«Я радовался, что Крым — «наш», у меня же своих достижений не было»
Вадим Кузнецов*, 42 года, Санкт-Петербург. Занимался общественным активизмом и в 2014 году думал: Крым — действительно «наш».
Я улетел из Петербурга в Москву в начале мая, и сразу же пересадочным рейсом в Казахстан. Прожил в Казахстане около месяца, потом на три дня перелетел в Тбилиси. После этого улетел в Стамбул и только из Стамбула купил прямой билет.
Я был убежден, что моей первой страной пребывания должна быть Швеция. Для того, чтобы в Швеции попросить политическое убежище и оставаться там.
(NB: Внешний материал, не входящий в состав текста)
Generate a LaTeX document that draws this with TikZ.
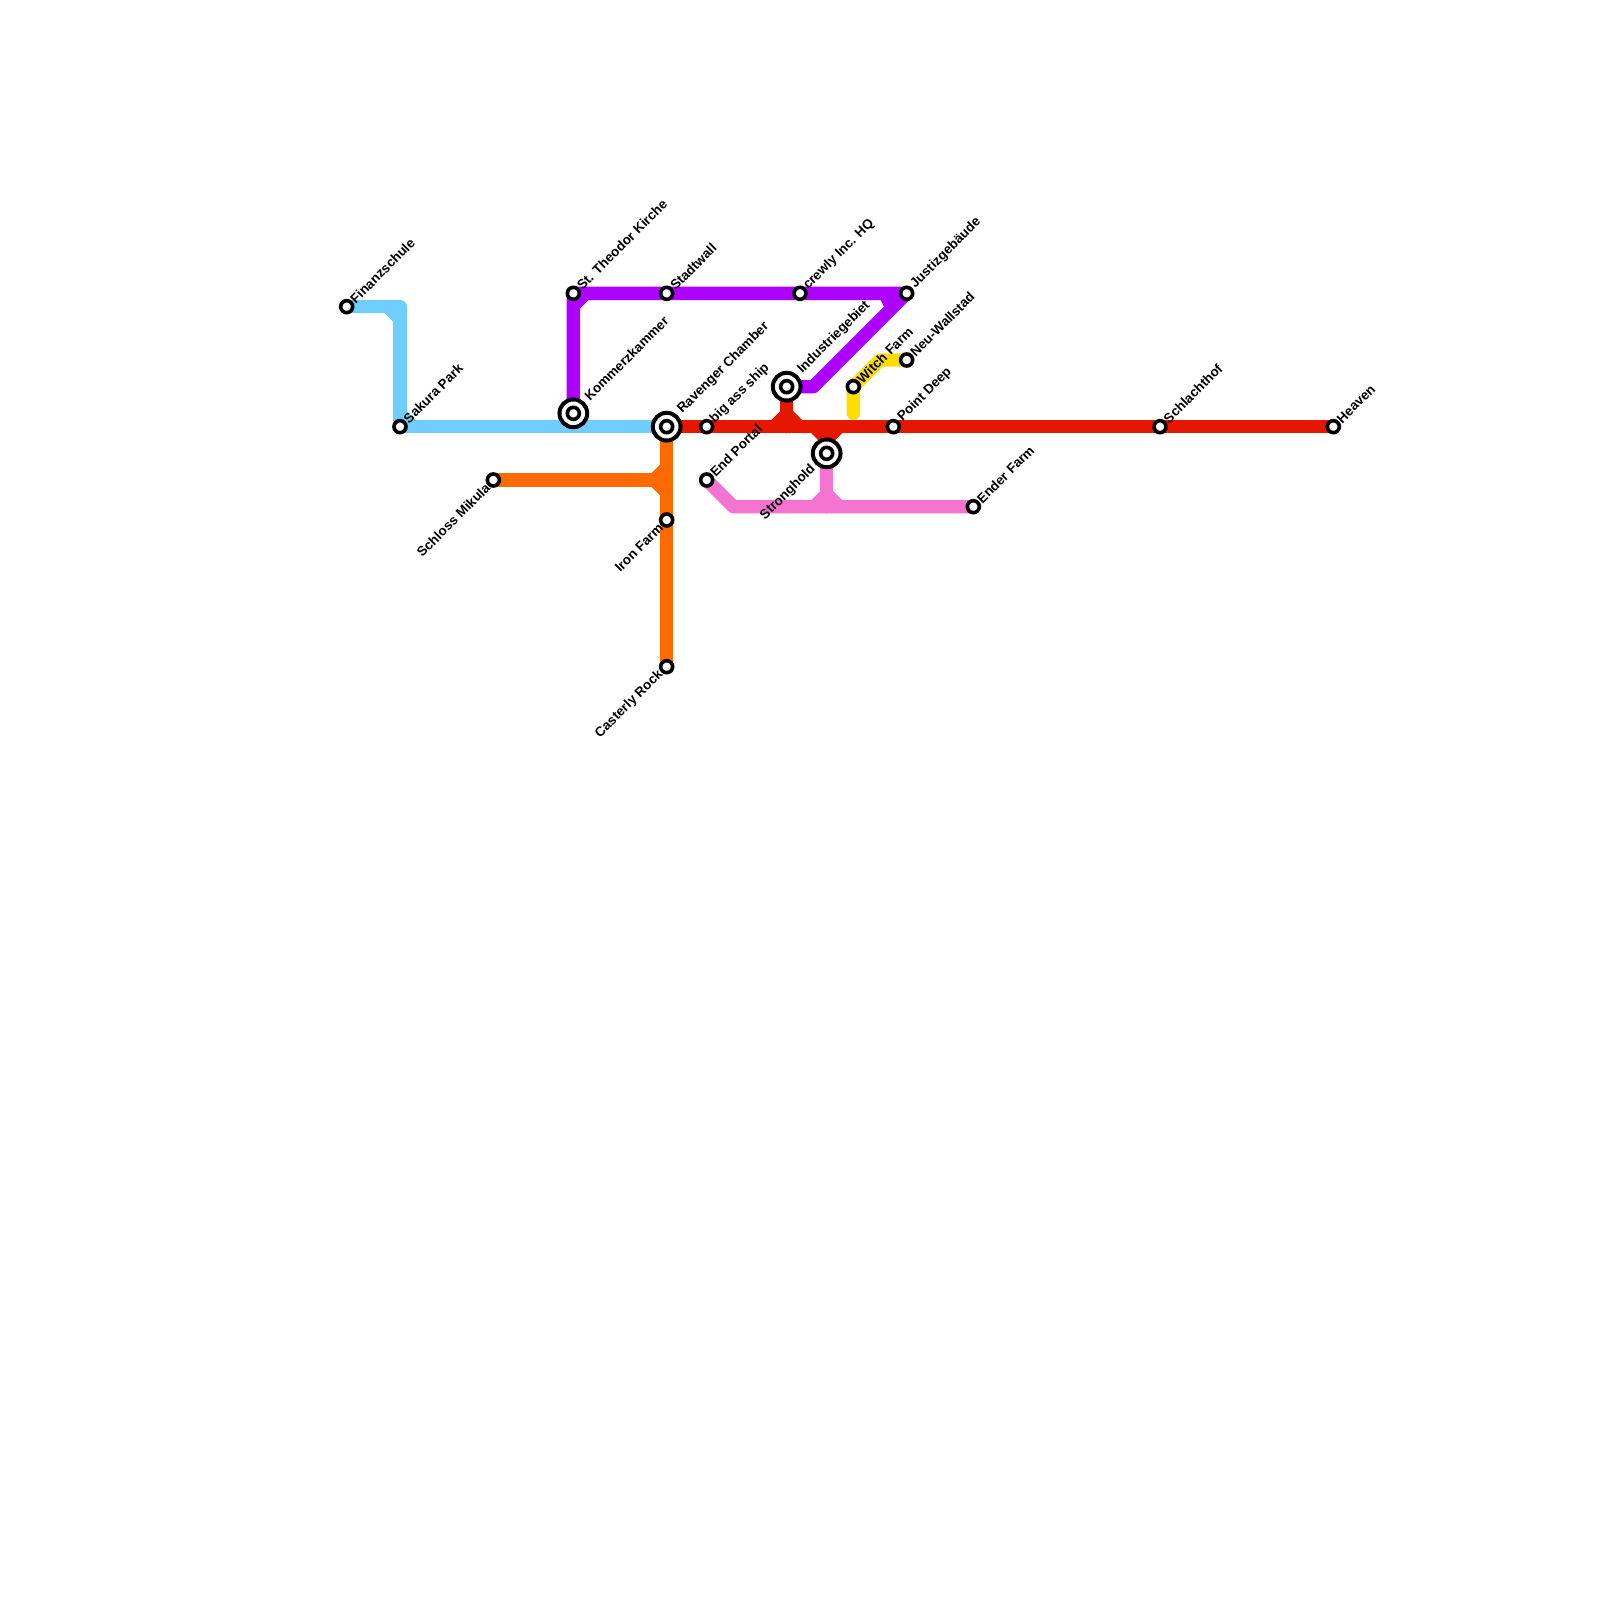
\documentclass[tikz,border=0pt]{standalone}
\usepackage{fontspec}
\setmainfont{Liberation Sans}
\usetikzlibrary{backgrounds}
\definecolor{Sky}{RGB}{111,206,255}
\definecolor{Violet}{RGB}{174,0,255}
\definecolor{Signal}{RGB}{230,23,0}
\definecolor{Amber}{RGB}{255,106,0}
\definecolor{Rose}{RGB}{245,115,209}
\definecolor{Lemon}{RGB}{255,221,0}
% small triangle in the inner corner of a junction
\newcommand{\notch}[4]{\fill[#1] (#2) ++({#3*.4},{#4*.4}) -- ++({#3*.85},0) -- ++({-#3*.85},{#4*.85}) -- cycle;}

\begin{document}
\begin{tikzpicture}[x=.25cm,y=-.25cm,
 stop/.style={circle,draw=black,fill=white,line width=.068cm,minimum size=.225cm,inner sep=0pt},
 hub/.style={circle,draw=black,fill=white,line width=.075cm,minimum size=.52cm,inner sep=0pt},
 ne/.style={font=\fontsize{7.15}{8}\selectfont\bfseries,rotate=45,anchor=west,inner sep=0pt},
 sw/.style={font=\fontsize{7.15}{8}\selectfont\bfseries,rotate=45,anchor=east,inner sep=0pt},
 hubne/.style={ne,label distance=3.5pt,xshift=-.4pt,yshift=-1.8pt},
 ln/.style={line width=.25cm,line cap=round,line join=round}]
\useasboundingbox (0,0) rectangle (120,120);
% stations
\node[stop,label={[ne]45:Finanzschule}] (fin) at (26,23) {};
\node[stop,label={[ne]45:Sakura Park}] (sak) at (30,32) {};
\node[stop,label={[ne]45:St. Theodor Kirche}] (the) at (43,22) {};
\node[hub,label={[hubne]45:Kommerzkammer}] (kom) at (43,31) {};
\node[stop] (komi) at (kom) {};
\node[stop,label={[ne]45:Stadtwall}] (sta) at (50,22) {};
\node[hub,label={[hubne]45:Ravenger Chamber}] (rav) at (50,32) {};
\node[stop] (ravi) at (rav) {};
\node[stop,label={[ne]45:crewly Inc. HQ}] (cre) at (60,22) {};
\node[stop,label={[ne,label distance=2pt,xshift=-.6pt,yshift=-1pt]45:Justizgebäude}] (jus) at (68,22) {};
\node[hub,label={[hubne]45:Industriegebiet}] (ind) at (59,29) {};
\node[stop] (indi) at (ind) {};
\node[stop,label={[ne]45:Witch Farm}] (wit) at (64,29) {};
\node[stop,label={[ne]45:Neu-Wallstad}] (neu) at (68,27) {};
\node[stop,label={[ne]45:big ass ship}] (big) at (53,32) {};
\node[stop,label={[ne,label distance=2pt,xshift=-.5pt,yshift=-1.2pt]45:Point Deep}] (poi) at (67,32) {};
\node[stop,label={[ne]45:Schlachthof}] (sch) at (87,32) {};
\node[stop,label={[ne]45:Heaven}] (hea) at (100,32) {};
\node[stop,label={[ne]45:End Portal}] (end) at (53,36) {};
\node[stop,label={[ne]45:Ender Farm}] (enf) at (73,38) {};
\node[hub,label={[sw,label distance=3.5pt,xshift=.85pt,yshift=2.3pt]225:Stronghold}] (str) at (62,34) {};
\node[stop] (stri) at (str) {};
\node[stop,label={[sw]225:Schloss Mikula}] (mik) at (37,36) {};
\node[stop,label={[sw]225:Iron Farm}] (iro) at (50,39) {};
\node[stop,label={[sw]225:Casterly Rock}] (cas) at (50,50) {};
% bends and junctions
\coordinate (bc) at (30,23);
\coordinate (pc) at (43,22);
\coordinate (pd) at (61,29);
\coordinate (oj) at (50,36);
\coordinate (rj) at (59,32);
\coordinate (rk) at (62,32);
\coordinate (pb) at (55,38);
\coordinate (pj) at (62,38);
\coordinate (yb) at (64,31);
\coordinate (yk) at (66,27);
\begin{scope}[on background layer]
\draw[ln,Sky] (fin.center)--(bc)--(sak.center)--(rav.center);
\notch{Sky}{bc}{-1}{1}
\notch{Sky}{sak.center}{1}{-1}
\draw[ln,Violet] (kom.center)--(the.center)--(jus.center)--(pd)--(ind.center);
\notch{Violet}{pc}{1}{1}
\fill[Violet] (jus.center) ++(-2,.4) -- ++(1,0) -- ++(-.7,.6) -- cycle;
\draw[ln,Signal] (rav.center)--(hea.center);
\draw[ln,Signal] (ind.center)--(rj);
\draw[ln,Signal] (str.center)--(rk);
\notch{Signal}{rj}{-1}{-1}
\notch{Signal}{rj}{1}{-1}
\notch{Signal}{rk}{-1}{1}
\notch{Signal}{rk}{1}{1}
\draw[ln,Amber] (rav.center)--(cas.center);
\draw[ln,Amber] (mik.center)--(oj);
\notch{Amber}{oj}{-1}{-1}
\notch{Amber}{oj}{-1}{1}
\draw[ln,Rose] (end.center)--(pb)--(enf.center);
\draw[ln,Rose] (str.center)--(pj);
\notch{Rose}{pj}{-1}{-1}
\notch{Rose}{pj}{1}{-1}
\draw[ln,Lemon] (yb)--(wit.center)--(yk)--(neu.center);
\end{scope}
\end{tikzpicture}
\end{document}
Но оказалось, что с моей визой, выданной немецким консульством, я должен переехать в Германию.
Германия согласилась принять к рассмотрению мое дело, поэтому через три месяца апелляций и неудачных попыток остаться в Швеции, 18 октября меня перевели в Берлин. Мои документы на статус беженца передали сюда и продолжается начатая процедура.
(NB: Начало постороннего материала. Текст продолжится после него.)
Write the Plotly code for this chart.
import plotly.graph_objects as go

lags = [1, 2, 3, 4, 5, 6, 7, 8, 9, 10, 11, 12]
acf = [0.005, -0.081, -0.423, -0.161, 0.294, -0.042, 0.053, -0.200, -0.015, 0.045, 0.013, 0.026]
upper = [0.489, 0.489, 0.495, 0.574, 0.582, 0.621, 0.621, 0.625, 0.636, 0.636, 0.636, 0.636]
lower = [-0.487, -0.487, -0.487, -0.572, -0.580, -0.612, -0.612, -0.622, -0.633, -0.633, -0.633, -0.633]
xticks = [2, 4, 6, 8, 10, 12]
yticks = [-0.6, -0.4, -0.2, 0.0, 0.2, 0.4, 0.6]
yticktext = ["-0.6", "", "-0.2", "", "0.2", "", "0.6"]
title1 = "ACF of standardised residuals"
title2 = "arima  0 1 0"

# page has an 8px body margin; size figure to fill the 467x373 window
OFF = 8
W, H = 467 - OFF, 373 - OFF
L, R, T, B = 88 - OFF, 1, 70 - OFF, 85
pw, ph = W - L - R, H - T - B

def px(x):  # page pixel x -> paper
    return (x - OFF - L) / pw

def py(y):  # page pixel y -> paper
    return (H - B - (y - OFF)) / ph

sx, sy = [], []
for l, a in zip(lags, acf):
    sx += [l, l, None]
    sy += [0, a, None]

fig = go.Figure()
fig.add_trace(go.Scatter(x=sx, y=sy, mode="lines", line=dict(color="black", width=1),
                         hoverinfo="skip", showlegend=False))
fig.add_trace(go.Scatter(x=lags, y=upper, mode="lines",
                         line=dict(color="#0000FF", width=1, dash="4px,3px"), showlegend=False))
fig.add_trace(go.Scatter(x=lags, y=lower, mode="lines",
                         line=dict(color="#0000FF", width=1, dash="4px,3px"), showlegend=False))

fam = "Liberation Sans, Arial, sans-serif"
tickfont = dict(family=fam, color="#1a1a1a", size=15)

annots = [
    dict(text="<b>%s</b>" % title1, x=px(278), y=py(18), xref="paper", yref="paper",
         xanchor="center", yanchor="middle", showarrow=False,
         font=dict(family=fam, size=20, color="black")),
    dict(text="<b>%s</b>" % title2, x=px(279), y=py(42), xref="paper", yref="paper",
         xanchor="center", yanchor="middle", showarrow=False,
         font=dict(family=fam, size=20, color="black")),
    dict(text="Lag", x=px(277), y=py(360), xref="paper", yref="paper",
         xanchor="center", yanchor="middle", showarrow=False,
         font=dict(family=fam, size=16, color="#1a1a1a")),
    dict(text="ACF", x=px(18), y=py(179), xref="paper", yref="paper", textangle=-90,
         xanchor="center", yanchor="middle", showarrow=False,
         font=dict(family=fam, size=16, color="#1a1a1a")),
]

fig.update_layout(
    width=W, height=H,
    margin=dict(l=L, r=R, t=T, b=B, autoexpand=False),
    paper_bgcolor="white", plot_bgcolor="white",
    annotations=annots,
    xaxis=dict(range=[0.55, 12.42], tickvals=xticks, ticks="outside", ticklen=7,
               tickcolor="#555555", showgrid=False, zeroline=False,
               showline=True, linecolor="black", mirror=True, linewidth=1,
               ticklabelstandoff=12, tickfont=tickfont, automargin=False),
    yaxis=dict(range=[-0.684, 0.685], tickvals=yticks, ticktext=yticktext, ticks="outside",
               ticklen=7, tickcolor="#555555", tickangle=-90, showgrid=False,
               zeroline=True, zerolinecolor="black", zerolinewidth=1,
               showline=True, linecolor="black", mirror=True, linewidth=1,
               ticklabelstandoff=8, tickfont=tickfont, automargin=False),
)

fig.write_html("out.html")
«В немецком лагере для беженцев — неуютно»
В отличии от Швеции, от Стокгольма — всем рекомендую — в Германии мне предложили размещение в бывшей клинике, в которой палаты на 10-12 мест с армейскими раскладушками. Если посмотреть на украинцев, которых клали в спортивных залах по несколько десятков людей, это не самый худший вариант. Но для меня это все равно было очень непривычно, потому что в Швеции я жил в двухместной или в четырехместной комнате, кровать над кроватью. Но это были настоящие кровати, а не раскладушки.
В Германии мне предложили эту бывшую клинику, лагерь для беженцев. Я переживал за свои вещи, хоть их и немного. Я ехал не в турпоездку, а просто бежал из государства, поэтому у меня было все самое необходимое — немного сменной одежды и документы. Но все равно, проснуться без этого, без рюкзачка хотя бы — он у меня даренный — было бы обидно. Там были очень другие люди, абсолютно не славяне. Хотелось бы себя защитить от упреков в национализме, потому что в Швеции со мной жил дядька из Эритреи, а в другом лагере со мной жил грузин, чувак из племени тутси и египтянин. Но там все было спокойно. А в Германии — больше неуютно и грязно.
«Спрятался в церкви»
Первые два дня я ночевал на диване у друзей, которые живут в Берлине уже лет 10. Но это семейная пара с детьми, я не собирался у них задерживаться. Поэтому искал волонтеров и недели две еще ночевал по 2-4 дня то там, то здесь у кого-то в гостях, у незнакомых людей. Это позволило вдохнуть-выходнуть. На третью неделю я нашел церковь, в которую случайно зашел спросить, нет ли у них какого-то разговорного клуба, чтобы учить немецкий. А у них и клуб есть, и языковые пикники, где они собираются и поесть, и поговорить. В этой церкви мне подсказали, где можно обедать и мыться. Они оставили меня у себя. У них жило достаточно много украинских беженцев, пока их не распределили по квартирам или общежитиям. В этой церкви я совсем успокоился и начал заниматься документами. Еда есть, жилье есть, уже можно и о душе подумать. Я наконец-то сходил на службу в синагогу.
«Пропаганда в школе»
Я очень давно боюсь репрессий, боюсь «железного занавеса». Странные вещи происходили. 8 мая я улетал, никому не сказал, потому что я в этом плане очень суеверный. Я боялся, что меня не выпустят. В это время у моей дочки в родительском чате вдруг появились фотографии, где дети в красных пионерских галстуках стоят с пионерским салютом. Я пишу им, чтобы убрали, потому что я не давал согласия ни на эти фотографии, ни на эту пропаганду дурацкую. И один из организаторов чата отвечает: «Тут родитель возмущается, давайте быстренько копируйте фотографии, и я их удалю». Они немного повозмущались, но удалили. А потом через месяц удалили из чата меня. Потому что я написал дальше о том, что не хочу этой пропаганды.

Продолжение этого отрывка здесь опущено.